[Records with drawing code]
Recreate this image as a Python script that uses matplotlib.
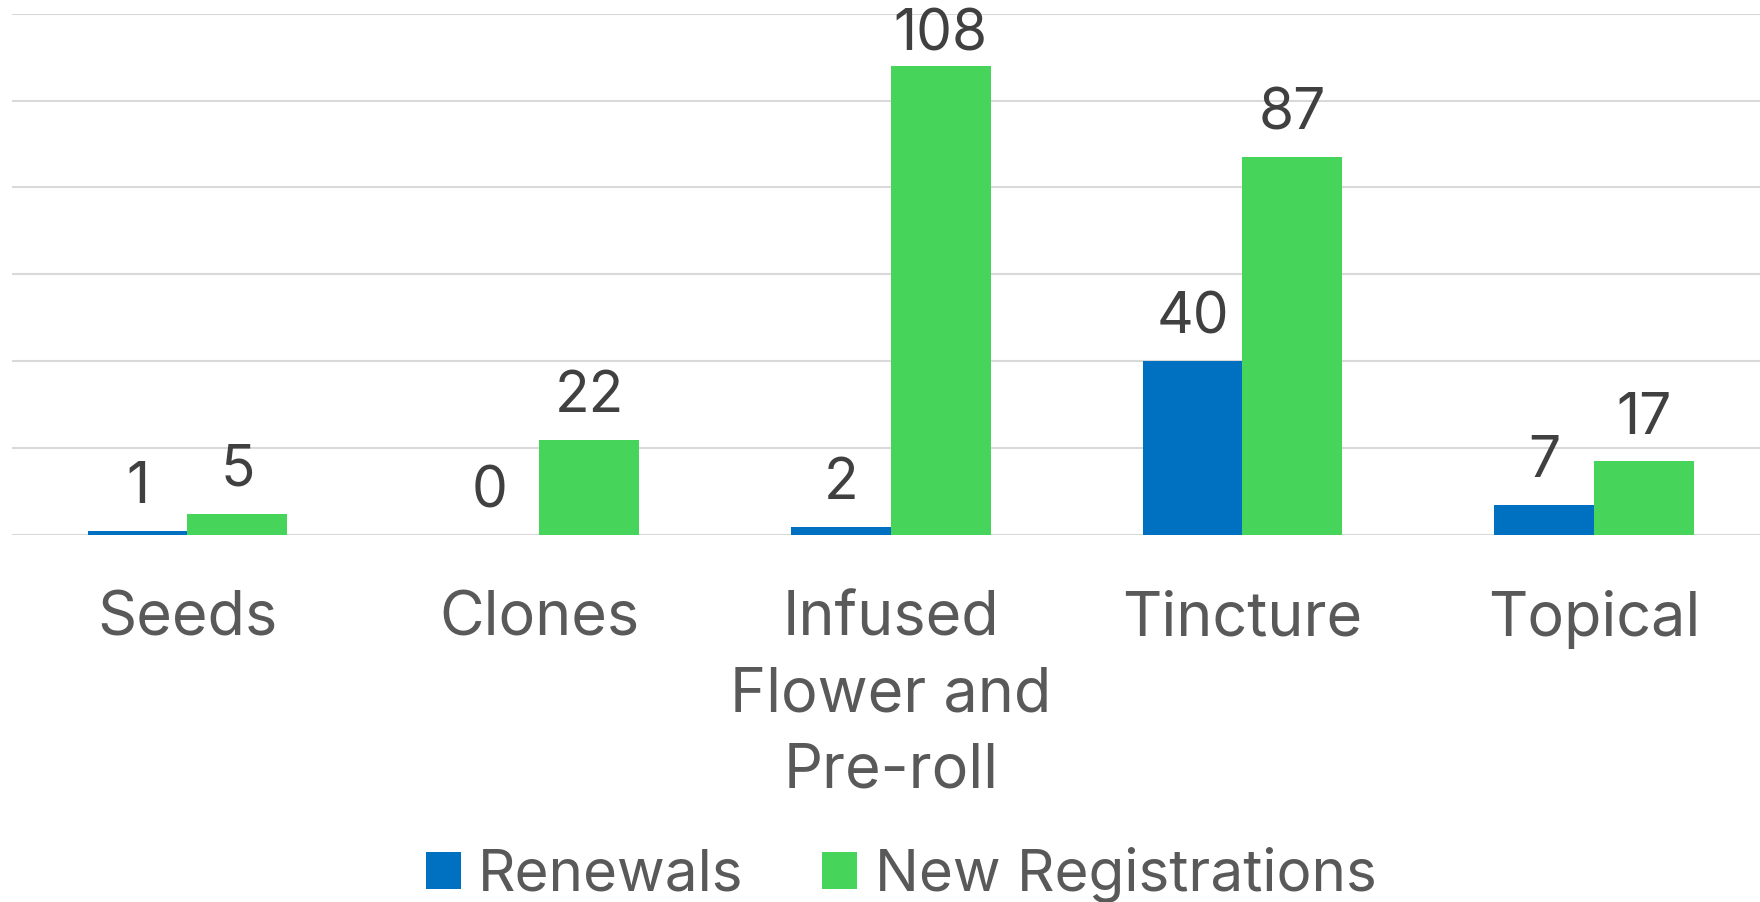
import matplotlib

matplotlib.use("Agg")
import matplotlib.pyplot as plt
import numpy as np

CATEGORIES = ["Seeds", "Clones", "Infused\nFlower and\nPre-roll", "Tincture", "Topical"]
RENEWALS = [1, 0, 2, 40, 7]
NEW_REGISTRATIONS = [5, 22, 108, 87, 17]

BLUE = "#0070C0"
GREEN = "#47D45A"
GRID = "#D9D9D9"
LABEL_DARK = "#404040"
LABEL_GRAY = "#595959"
Y_MAX = 120

plt.rcParams["font.family"] = ["Inter", "DejaVu Sans"]

fig = plt.figure(figsize=(17.6, 9.02), dpi=100)
ax = fig.add_axes([0.0066, 0.4064, 0.9990, 0.5786])

x = np.arange(len(CATEGORIES))
width = 0.284
bars_r = ax.bar(x - width / 2, RENEWALS, width, color=BLUE, label="Renewals", zorder=3)
bars_n = ax.bar(x + width / 2, NEW_REGISTRATIONS, width, color=GREEN, label="New Registrations", zorder=3)

for bars in (bars_r, bars_n):
    for bar in bars:
        h = bar.get_height()
        # labels near the top get pushed down to stay inside the plot area
        offset = 20 if h < 0.85 * Y_MAX else 11
        ax.annotate(
            f"{int(h)}",
            (bar.get_x() + bar.get_width() / 2, h),
            xytext=(0, offset),
            textcoords="offset points",
            ha="center",
            va="baseline",
            fontsize=41,
            color=LABEL_DARK,
        )

ax.set_xlim(-0.5, len(CATEGORIES) - 0.5)
ax.set_ylim(0, Y_MAX)
ax.set_yticks(range(0, Y_MAX + 1, 20))
ax.yaxis.grid(True, color=GRID, linewidth=1.5, zorder=0)
ax.tick_params(axis="y", left=False, labelleft=False)
ax.tick_params(axis="x", bottom=False, pad=36)
ax.set_xticks(x)
ax.set_xticklabels(CATEGORIES, fontsize=44, color=LABEL_GRAY, linespacing=1.4)
for spine in ax.spines.values():
    spine.set_visible(False)

fig.legend(
    handles=[bars_r, bars_n],
    loc="center",
    bbox_to_anchor=(0.512, 0.030),
    ncol=2,
    frameon=False,
    fontsize=42,
    labelcolor=LABEL_GRAY,
    handlelength=0.6,
    handleheight=0.6,
    handletextpad=0.3,
    columnspacing=1.35,
)

fig.savefig("out.png", dpi=100)
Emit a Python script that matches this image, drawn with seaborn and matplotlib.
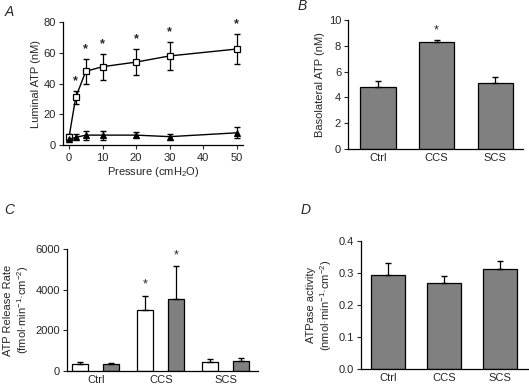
import numpy as np
import pandas as pd
import seaborn as sns
import matplotlib.pyplot as plt

# Panel A - luminal ATP vs pressure
pressure = [0, 2, 5, 10, 20, 30, 50]
open_mean = [5, 31, 48, 51, 54, 58, 62.5]
open_err = [2, 4, 8, 8.5, 8.5, 9, 10]
filled_mean = [3.8, 5, 6.5, 6.5, 6.5, 5.5, 8]
filled_err = [1.5, 2, 3, 3, 2, 2, 3.5]

# Panel B - basolateral ATP
groups = ["Ctrl", "CCS", "SCS"]
baso_mean = [4.85, 8.3, 5.15]
baso_err = [0.4, 0.15, 0.4]

# Panel C - ATP release rate (white / grey)
release_white = [330, 3000, 420]
release_white_err = [130, 700, 180]
release_grey = [330, 3550, 470]
release_grey_err = [70, 1600, 180]

# Panel D - ATPase activity
atpase_mean = [0.293, 0.27, 0.311]
atpase_err = [0.038, 0.02, 0.025]

sns.set_style("white")
plt.rcParams['font.family'] = ['Liberation Sans', 'DejaVu Sans']
plt.rcParams['mathtext.default'] = 'regular'
plt.rcParams['font.size'] = 7.5

GREY = '#808080'

fig = plt.figure(figsize=(5.29, 3.88), dpi=100)
axA = fig.add_axes([0.119, 0.626, 0.340, 0.317])
axB = fig.add_axes([0.658, 0.616, 0.331, 0.332])
axC = fig.add_axes([0.127, 0.044, 0.361, 0.314])
axD = fig.add_axes([0.682, 0.049, 0.316, 0.330])


def style(ax, xticks=True):
    sns.despine(ax=ax)
    for s in ['left', 'bottom']:
        ax.spines[s].set_color('black')
        ax.spines[s].set_linewidth(0.9)
    ax.tick_params(axis='y', direction='out', length=3, width=0.8, labelsize=8, pad=2, left=True)
    ax.tick_params(axis='x', direction='out', length=3 if xticks else 0, width=0.8,
                   labelsize=8, pad=3, bottom=xticks)


# ---- A ----
axA.errorbar(pressure, open_mean, yerr=open_err, fmt='none', ecolor='black',
             elinewidth=0.9, capsize=2.5, zorder=2)
axA.errorbar(pressure, filled_mean, yerr=filled_err, fmt='none', ecolor='black',
             elinewidth=0.9, capsize=2.5, zorder=2)
sns.lineplot(x=pressure, y=open_mean, color='black', linewidth=1, marker='s',
             markersize=5, markerfacecolor='white', markeredgecolor='black',
             markeredgewidth=0.9, ax=axA, zorder=3)
sns.lineplot(x=pressure, y=filled_mean, color='black', linewidth=1, marker='^',
             markersize=5, markerfacecolor='black', markeredgecolor='black',
             ax=axA, zorder=3)
for x, m, e in zip(pressure[1:], open_mean[1:], open_err[1:]):
    axA.text(x, m + e + 2.5, "*", ha='center', va='bottom', fontsize=9, fontweight='bold')
axA.set_xlim(-1.8, 51.8)
axA.set_ylim(0, 80)
axA.set_xticks([0, 10, 20, 30, 40, 50])
axA.set_yticks([0, 20, 40, 60, 80])
axA.set_xlabel("Pressure (cmH$_2$O)", fontsize=8, labelpad=1)
axA.set_ylabel("Luminal ATP (nM)", fontsize=8, labelpad=2)
style(axA)

# ---- B ----
sns.barplot(x=groups, y=baso_mean, color=GREY, edgecolor='black', linewidth=0.9,
            width=0.6, saturation=1, ax=axB)
axB.errorbar(range(3), baso_mean, yerr=[[0] * 3, baso_err], fmt='none', ecolor='black',
             elinewidth=0.9, capsize=2.5)
axB.text(1, baso_mean[1] + baso_err[1] + 0.3, "*", ha='center', va='bottom', fontsize=9)
axB.set_xlim(-0.51, 2.48)
axB.set_ylim(0, 10)
axB.set_yticks([0, 2, 4, 6, 8, 10])
axB.set_ylabel("Basolateral ATP (nM)", fontsize=8, labelpad=3)
style(axB, xticks=False)

# ---- C ----
dfC = pd.DataFrame({"group": groups * 2,
                    "rate": release_white + release_grey,
                    "kind": ["white"] * 3 + ["grey"] * 3})
sns.barplot(data=dfC, x="group", y="rate", hue="kind",
            palette={"white": "white", "grey": GREY}, edgecolor='black', linewidth=0.9,
            width=0.96, gap=0.48, saturation=1, legend=False, ax=axC)
xs = np.arange(3)
axC.errorbar(xs - 0.24, release_white, yerr=[[0] * 3, release_white_err], fmt='none',
             ecolor='black', elinewidth=0.9, capsize=2)
axC.errorbar(xs + 0.24, release_grey, yerr=[[0] * 3, release_grey_err], fmt='none',
             ecolor='black', elinewidth=0.9, capsize=2)
axC.text(1 - 0.24, release_white[1] + release_white_err[1] + 250, "*", ha='center',
         va='bottom', fontsize=9)
axC.text(1 + 0.24, release_grey[1] + release_grey_err[1] + 250, "*", ha='center',
         va='bottom', fontsize=9)
axC.set_xlim(-0.44, 2.5)
axC.set_ylim(0, 6000)
axC.set_yticks([0, 2000, 4000, 6000])
axC.set_xlabel("")
axC.set_ylabel("ATP Release Rate\n(fmol·min$^{-1}$·cm$^{-2}$)", fontsize=8, labelpad=3)
style(axC, xticks=False)

# ---- D ----
sns.barplot(x=groups, y=atpase_mean, color=GREY, edgecolor='black', linewidth=0.9,
            width=0.6, saturation=1, ax=axD)
axD.errorbar(range(3), atpase_mean, yerr=[[0] * 3, atpase_err], fmt='none', ecolor='black',
             elinewidth=0.9, capsize=2.5)
axD.set_xlim(-0.49, 2.5)
axD.set_ylim(0, 0.4)
axD.set_yticks([0.0, 0.1, 0.2, 0.3, 0.4])
axD.set_ylabel("ATPase activity\n(nmol·min$^{-1}$·cm$^{-2}$)", fontsize=8, labelpad=3)
style(axD, xticks=False)

# panel letters
for lbl, x, y in [("A", 0.008, 0.97), ("B", 0.562, 0.985), ("C", 0.008, 0.46), ("D", 0.569, 0.46)]:
    fig.text(x, y, lbl, fontsize=10, fontstyle='italic', va='center')

fig.savefig("out.png", dpi=100, facecolor='white')
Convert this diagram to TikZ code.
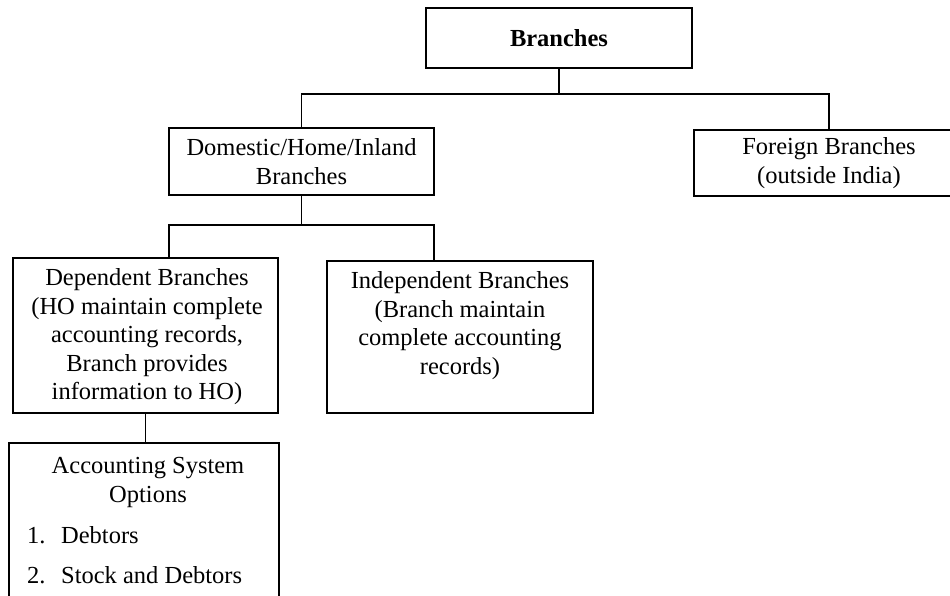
\documentclass[tikz,border=0pt]{standalone}
\usepackage{fontspec}
\setmainfont{Liberation Serif}
\begin{document}
\begin{tikzpicture}[x=1pt,y=-1pt,
  box/.style={draw, line width=1.6pt, rectangle, inner sep=0pt, outer sep=0pt},
  txt/.style={font=\fontsize{24.5}{28.5}\selectfont, align=center, inner sep=0pt},
  link/.style={line width=1.6pt}]
\clip (0,0) rectangle (950,596);
\fill[white] (0,0) rectangle (950,596);
% boxes
\node[box, txt, minimum width=266pt, minimum height=60pt] (root) at (559,38) {\bfseries Branches};
\node[box, txt, minimum width=265pt, minimum height=67pt] (dom) at (301.5,161.5) {Domestic/Home/Inland\\Branches};
\node[box, txt, minimum width=270pt, minimum height=66pt] (for) at (829,163) {Foreign Branches\\(outside India)};
\node[box, minimum width=265pt, minimum height=155pt] (dep) at (145.5,335.5) {};
\node[txt, anchor=north] (deptxt) at (147,268.5) {Dependent Branches\\(HO maintain complete\\accounting records,\\Branch provides\\information to HO)};
\node[box, minimum width=266pt, minimum height=152pt] (ind) at (460,337) {};
\node[txt, anchor=north] (indtxt) at (460,271.5) {Independent Branches\\(Branch maintain\\complete accounting\\records)};
\node[box, minimum width=270pt, minimum height=200pt] (acc) at (144,543) {};
\node[txt, anchor=north] (acctxt) at (148,457.5) {Accounting System\\Options};
\node[txt, align=left, anchor=north west] (acclist) at (27,526.5) {\makebox[34pt][l]{1.}Debtors\\[11.5pt]\makebox[34pt][l]{2.}Stock and Debtors};
% connectors
\coordinate (h1) at (0,94);
\coordinate (h2) at (0,225);
\draw[link] (root.south) -- (root.south |- h1);
\draw[link] (dom.north) |- (for.north |- h1) -- (for.north);
\draw[link] (dom.south) -- (dom.south |- h2);
\draw[link] (dep.north -| dom.south west) -- (h2 -| dom.south west) -- (h2 -| dom.south east) -- (ind.north -| dom.south east);
\draw[link] (dep.south) -- (dep.south |- acc.north);
\end{tikzpicture}
\end{document}
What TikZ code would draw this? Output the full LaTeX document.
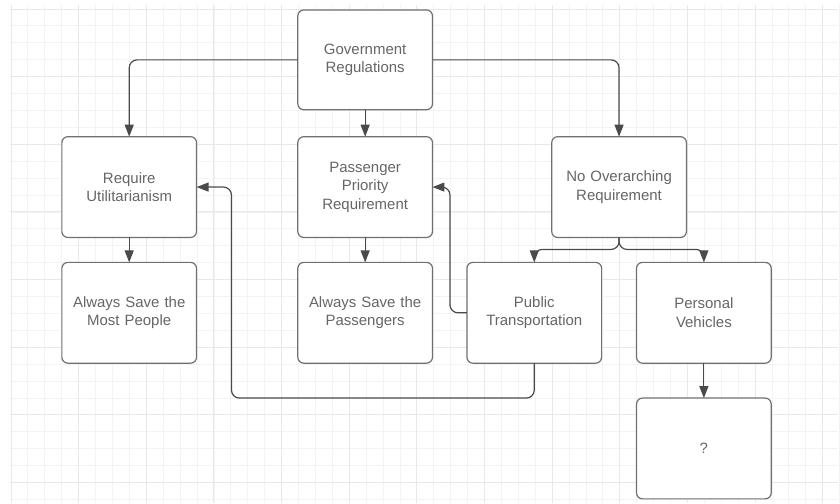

* _Description of the task_
Find the string "matplotlib" in the entries above and return each line that holds it.

* _Solution_
Recreate this image as a Python script that uses matplotlib.
import matplotlib
matplotlib.use("Agg")
import matplotlib.pyplot as plt
Emit a Python script that matches this image, drawn with seaborn and matplotlib.
import matplotlib.pyplot as plt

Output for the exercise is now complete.